> **PROBLEM REQUIREMENTS**:
In the records below, find the line that contains "Give me the TikZ source for this diagram." and the line that contains "ax.tick_params(axis='x', labelbottom=False)"; write out exactly those two lines and everything between them, without the pictures.

[Excerpt from a dataset]

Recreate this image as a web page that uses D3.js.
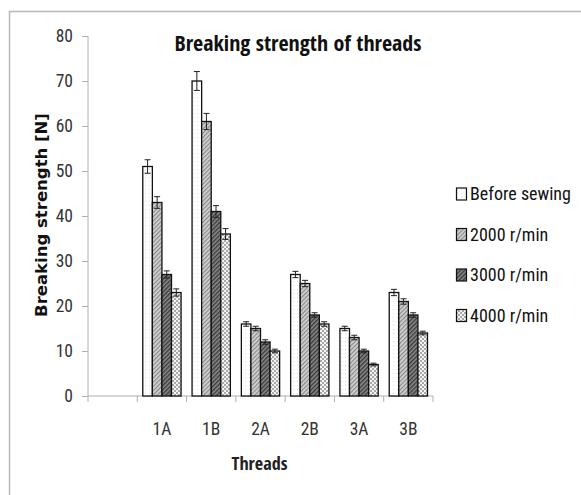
<!DOCTYPE html>
<html><head><meta charset="utf-8">
<script src="https://cdn.jsdelivr.net/npm/d3@7"></script>
<style>
html,body{margin:0;padding:0;background:#fff;}
</style>
</head><body>
<svg id="c" width="581" height="495"></svg>
<script>
const categories = ["", "1A", "1B", "2A", "2B", "3A", "3B"];
const seriesNames = ["Before sewing", "2000 r/min", "3000 r/min", "4000 r/min"];
const beforeSewing = [null, 51, 70, 16, 27, 15, 23];
const rpm2000 = [null, 43, 61, 15, 25, 13, 21];
const rpm3000 = [null, 27, 41, 12, 18, 10, 18];
const rpm4000 = [null, 23, 36, 10, 16, 7, 14];
const errBefore = [null, 1.5, 2.1, 0.5, 0.7, 0.5, 0.7];
const err2000 = [null, 1.3, 1.8, 0.5, 0.7, 0.5, 0.6];
const err3000 = [null, 0.8, 1.3, 0.5, 0.5, 0.4, 0.5];
const err4000 = [null, 0.8, 1.2, 0.4, 0.5, 0.3, 0.4];
const yTicks = [0, 10, 20, 30, 40, 50, 60, 70, 80];

const seriesValues = [beforeSewing, rpm2000, rpm3000, rpm4000];
const seriesErr = [errBefore, err2000, err3000, err4000];

const REG = "'Roboto Condensed', 'Open Sans', sans-serif";
const BOLDC = "'Open Sans Condensed', 'Roboto Condensed', sans-serif";
const BOLDW = "'DejaVu Sans', 'Open Sans', sans-serif";

const svg = d3.select("#c");
const defs = svg.append("defs");

function fit(sel, w) {
  const cur = sel.node().getComputedTextLength();
  const fs = parseFloat(sel.attr("font-size"));
  sel.attr("font-size", (fs * w / cur).toFixed(2));
  return sel;
}

// patterns
const p0 = defs.append("pattern").attr("id","pat0").attr("patternUnits","userSpaceOnUse").attr("width",4).attr("height",4);
p0.append("rect").attr("width",4).attr("height",4).attr("fill","#fff");
p0.append("rect").attr("x",1).attr("y",1).attr("width",1).attr("height",1).attr("fill","#ddd");

const p1 = defs.append("pattern").attr("id","pat1").attr("patternUnits","userSpaceOnUse").attr("width",3).attr("height",3).attr("patternTransform","rotate(45)");
p1.append("rect").attr("width",3).attr("height",3).attr("fill","#d2d2d2");
p1.append("rect").attr("width",1.2).attr("height",3).attr("fill","#8a8a8a");

const p2 = defs.append("pattern").attr("id","pat2").attr("patternUnits","userSpaceOnUse").attr("width",3).attr("height",3).attr("patternTransform","rotate(45)");
p2.append("rect").attr("width",3).attr("height",3).attr("fill","#8a8a8a");
p2.append("rect").attr("width",1.4).attr("height",3).attr("fill","#3a3a3a");

const p3 = defs.append("pattern").attr("id","pat3").attr("patternUnits","userSpaceOnUse").attr("width",4).attr("height",4);
p3.append("rect").attr("width",4).attr("height",4).attr("fill","#f4f4f4");
p3.append("rect").attr("width",2).attr("height",2).attr("fill","#a8a8a8");
p3.append("rect").attr("x",2).attr("y",2).attr("width",2).attr("height",2).attr("fill","#a8a8a8");

const fills = ["url(#pat0)","url(#pat1)","url(#pat2)","url(#pat3)"];

// frame
svg.append("rect").attr("x",9.5).attr("y",11.5).attr("width",600).attr("height",600)
  .attr("fill","none").attr("stroke","#b8b8b8").attr("stroke-width",1.5);

const x = d3.scaleBand().domain(categories).range([88, 433]).paddingInner(0).paddingOuter(0);
const y = d3.scaleLinear().domain([0, 80]).range([396, 36]);
const xs = d3.scaleBand().domain(seriesNames).range([5.5, x.bandwidth() - 5.5]).padding(0);

// y axis
const gy = svg.append("g").attr("transform","translate(88,0)")
  .call(d3.axisLeft(y).tickValues(yTicks).tickSize(6).tickPadding(9));
gy.select(".domain").attr("stroke","#b0b0b0").attr("d","M0,36V402");
gy.selectAll(".tick line").attr("stroke","#b0b0b0");
gy.selectAll(".tick text").attr("fill","#333").style("font-family",REG).attr("font-size",17.5);

// x axis
const gx = svg.append("g").attr("transform","translate(0,396)")
  .call(d3.axisBottom(x).tickSize(0).tickPadding(27));
gx.select(".domain").attr("stroke","#b0b0b0").attr("d","M88,0H433");
gx.selectAll(".tick text").attr("fill","#333").style("font-family",REG).attr("font-size",17.5);
const bounds = categories.map(c => x(c) + x.bandwidth());
svg.append("g").selectAll("line").data(bounds).join("line")
  .attr("x1",d=>d).attr("x2",d=>d).attr("y1",396).attr("y2",402)
  .attr("stroke","#b0b0b0");

// bars
seriesValues.forEach((vals, si) => {
  const g = svg.append("g");
  const data = categories.map((c, i) => ({c, v: vals[i], e: seriesErr[si][i]})).filter(d => d.v != null);
  g.selectAll("rect").data(data).join("rect")
    .attr("x", d => x(d.c) + xs(seriesNames[si]))
    .attr("y", d => y(d.v))
    .attr("width", xs.bandwidth())
    .attr("height", d => y(0) - y(d.v))
    .attr("fill", fills[si])
    .attr("stroke","#111").attr("stroke-width",1.3);
  const eg = svg.append("g").attr("stroke","#222").attr("stroke-width",1);
  data.forEach(d => {
    const cx = x(d.c) + xs(seriesNames[si]) + xs.bandwidth()/2;
    eg.append("line").attr("x1",cx).attr("x2",cx).attr("y1",y(d.v + d.e)).attr("y2",y(d.v - d.e));
    eg.append("line").attr("x1",cx-3).attr("x2",cx+3).attr("y1",y(d.v + d.e)).attr("y2",y(d.v + d.e));
    eg.append("line").attr("x1",cx-3).attr("x2",cx+3).attr("y1",y(d.v - d.e)).attr("y2",y(d.v - d.e));
  });
});

// title
fit(svg.append("text").attr("x",298).attr("y",51).attr("text-anchor","middle")
  .attr("font-size",22).attr("font-weight","bold").attr("fill","#111")
  .style("font-family",BOLDC).text("Breaking strength of threads"), 247);

// axis titles
fit(svg.append("text").attr("transform","translate(46.5,215) rotate(-90)").attr("text-anchor","middle")
  .attr("font-size",15).attr("font-weight","bold").attr("fill","#111")
  .style("font-family",BOLDW).text("Breaking strength [N]"), 204);
fit(svg.append("text").attr("x",259.5).attr("y",470).attr("text-anchor","middle")
  .attr("font-size",20).attr("font-weight","bold").attr("fill","#222")
  .style("font-family",BOLDC).text("Threads"), 56);

// legend
const lg = svg.append("g");
let lfs = null;
seriesNames.forEach((n, i) => {
  const yy = 194 + i * 40.5;
  lg.append("rect").attr("x",456.5).attr("y",yy-6).attr("width",10).attr("height",12)
    .attr("fill",fills[i]).attr("stroke","#111").attr("stroke-width",1.2);
  const t = lg.append("text").attr("x",470).attr("y",yy+6).attr("font-size",18).attr("fill","#111")
    .style("font-family",REG).text(n);
  if (i === 0) { fit(t, 101); lfs = t.attr("font-size"); } else t.attr("font-size", lfs);
});
</script>
</body></html>
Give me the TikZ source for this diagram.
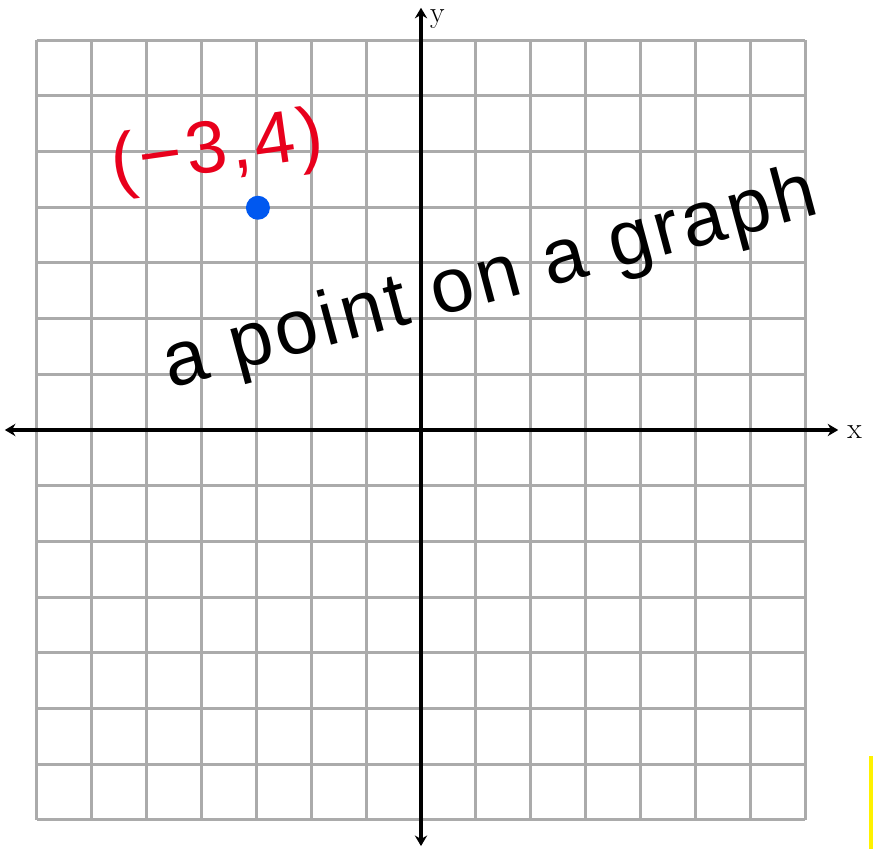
\documentclass[tikz,border=0pt]{standalone}
\usepackage{fontspec}
\usepackage{tikz}
\usetikzlibrary{arrows.meta}
\newfontfamily\handfont[LetterSpace=5]{Liberation Sans}
\definecolor{gridgray}{HTML}{ABABAB}
\definecolor{penred}{HTML}{E8001C}
\definecolor{penblue}{HTML}{0058F0}

\begin{document}
\begin{tikzpicture}[x=1.098cm, y=1.114cm,
  gridline/.style={gridgray, line width=1.7pt},
  axis/.style={black, line width=2.3pt, {Stealth[length=6pt,width=7pt]}-{Stealth[length=6pt,width=7pt]}},
  axislabel/.style={font=\fontsize{17}{20}\selectfont, inner sep=0pt},
  hand/.style={font=\handfont\fontsize{44}{48}\selectfont, inner sep=0pt}]
\useasboundingbox (-8.42cm,-8.38cm) rectangle (9.04cm,8.6cm);
\fill[white] (-8.42cm,-8.38cm) rectangle (9.04cm,8.6cm);
% grid
\foreach \i in {-7,...,7} {
  \draw[gridline] (\i,-7) -- (\i,7);
  \draw[gridline] (-7,\i) -- (7,\i);
}
% axes
\draw[axis] (-7.58,0) -- (7.6,0);
\draw[axis] (0,-7.47) -- (0,7.58);
\node[axislabel] (xlab) at (7.9,-0.04) {x};
\node[axislabel] (ylab) at (0.3,7.38) {y};
% the point
\fill[penblue] (-2.97,3.99) circle (0.24cm);
\node[hand, penred, font=\handfont\fontsize{42}{46}\selectfont, rotate=8] (coord) at (-3.7,4.98) {(−3,4)};
\node[hand, rotate=15, anchor=base west] (caption) at (-4.57,0.75) {a point on a graph};
% yellow mark
\fill[yellow] (8.96cm,-6.52cm) rectangle (9.04cm,-8.38cm);
\end{tikzpicture}
\end{document}
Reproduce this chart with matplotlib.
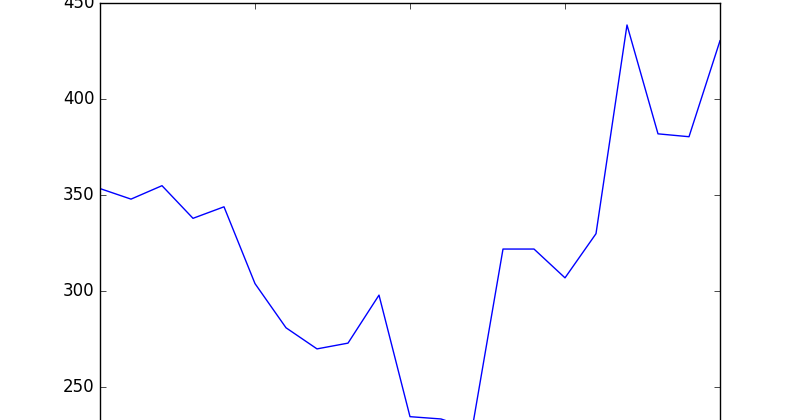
import matplotlib
matplotlib.use('Agg')
import matplotlib.pyplot as plt

plt.style.use('classic')

x_values = list(range(21))
y_values = [353.5, 348, 355, 338, 344, 304, 281, 270, 273, 298,
            234.7, 233.5, 228, 322, 322, 307, 330, 438.7, 382, 380.5, 430.5]

fig = plt.figure(figsize=(8, 4.2), dpi=100, facecolor='white')
# the axes run past the bottom edge, as in the reference crop
ax = fig.add_axes([0.125, -0.1507, 0.775, 1.1429])
ax.plot(x_values, y_values, color='blue', linewidth=1)
ax.set_xlim(0, 20)
ax.set_ylim(200, 450)
ax.set_xticks([0, 5, 10, 15, 20])
ax.set_yticks([250, 300, 350, 400, 450])
# bottom tick labels fall outside the picture, so none are drawn
ax.tick_params(axis='x', labelbottom=False)

fig.savefig('out.png', dpi=100, facecolor='white')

> **EXERCISE SOLUTION**:
Give me the TikZ source for this diagram.
\documentclass[tikz,border=0pt]{standalone}
\usepackage{fontspec}
\usepackage{tikz}
\usetikzlibrary{arrows.meta}
\newfontfamily\handfont[LetterSpace=5]{Liberation Sans}
\definecolor{gridgray}{HTML}{ABABAB}
\definecolor{penred}{HTML}{E8001C}
\definecolor{penblue}{HTML}{0058F0}

\begin{document}
\begin{tikzpicture}[x=1.098cm, y=1.114cm,
  gridline/.style={gridgray, line width=1.7pt},
  axis/.style={black, line width=2.3pt, {Stealth[length=6pt,width=7pt]}-{Stealth[length=6pt,width=7pt]}},
  axislabel/.style={font=\fontsize{17}{20}\selectfont, inner sep=0pt},
  hand/.style={font=\handfont\fontsize{44}{48}\selectfont, inner sep=0pt}]
\useasboundingbox (-8.42cm,-8.38cm) rectangle (9.04cm,8.6cm);
\fill[white] (-8.42cm,-8.38cm) rectangle (9.04cm,8.6cm);
% grid
\foreach \i in {-7,...,7} {
  \draw[gridline] (\i,-7) -- (\i,7);
  \draw[gridline] (-7,\i) -- (7,\i);
}
% axes
\draw[axis] (-7.58,0) -- (7.6,0);
\draw[axis] (0,-7.47) -- (0,7.58);
\node[axislabel] (xlab) at (7.9,-0.04) {x};
\node[axislabel] (ylab) at (0.3,7.38) {y};
% the point
\fill[penblue] (-2.97,3.99) circle (0.24cm);
\node[hand, penred, font=\handfont\fontsize{42}{46}\selectfont, rotate=8] (coord) at (-3.7,4.98) {(−3,4)};
\node[hand, rotate=15, anchor=base west] (caption) at (-4.57,0.75) {a point on a graph};
% yellow mark
\fill[yellow] (8.96cm,-6.52cm) rectangle (9.04cm,-8.38cm);
\end{tikzpicture}
\end{document}
Reproduce this chart with matplotlib.
import matplotlib
matplotlib.use('Agg')
import matplotlib.pyplot as plt

plt.style.use('classic')

x_values = list(range(21))
y_values = [353.5, 348, 355, 338, 344, 304, 281, 270, 273, 298,
            234.7, 233.5, 228, 322, 322, 307, 330, 438.7, 382, 380.5, 430.5]

fig = plt.figure(figsize=(8, 4.2), dpi=100, facecolor='white')
# the axes run past the bottom edge, as in the reference crop
ax = fig.add_axes([0.125, -0.1507, 0.775, 1.1429])
ax.plot(x_values, y_values, color='blue', linewidth=1)
ax.set_xlim(0, 20)
ax.set_ylim(200, 450)
ax.set_xticks([0, 5, 10, 15, 20])
ax.set_yticks([250, 300, 350, 400, 450])
# bottom tick labels fall outside the picture, so none are drawn
ax.tick_params(axis='x', labelbottom=False)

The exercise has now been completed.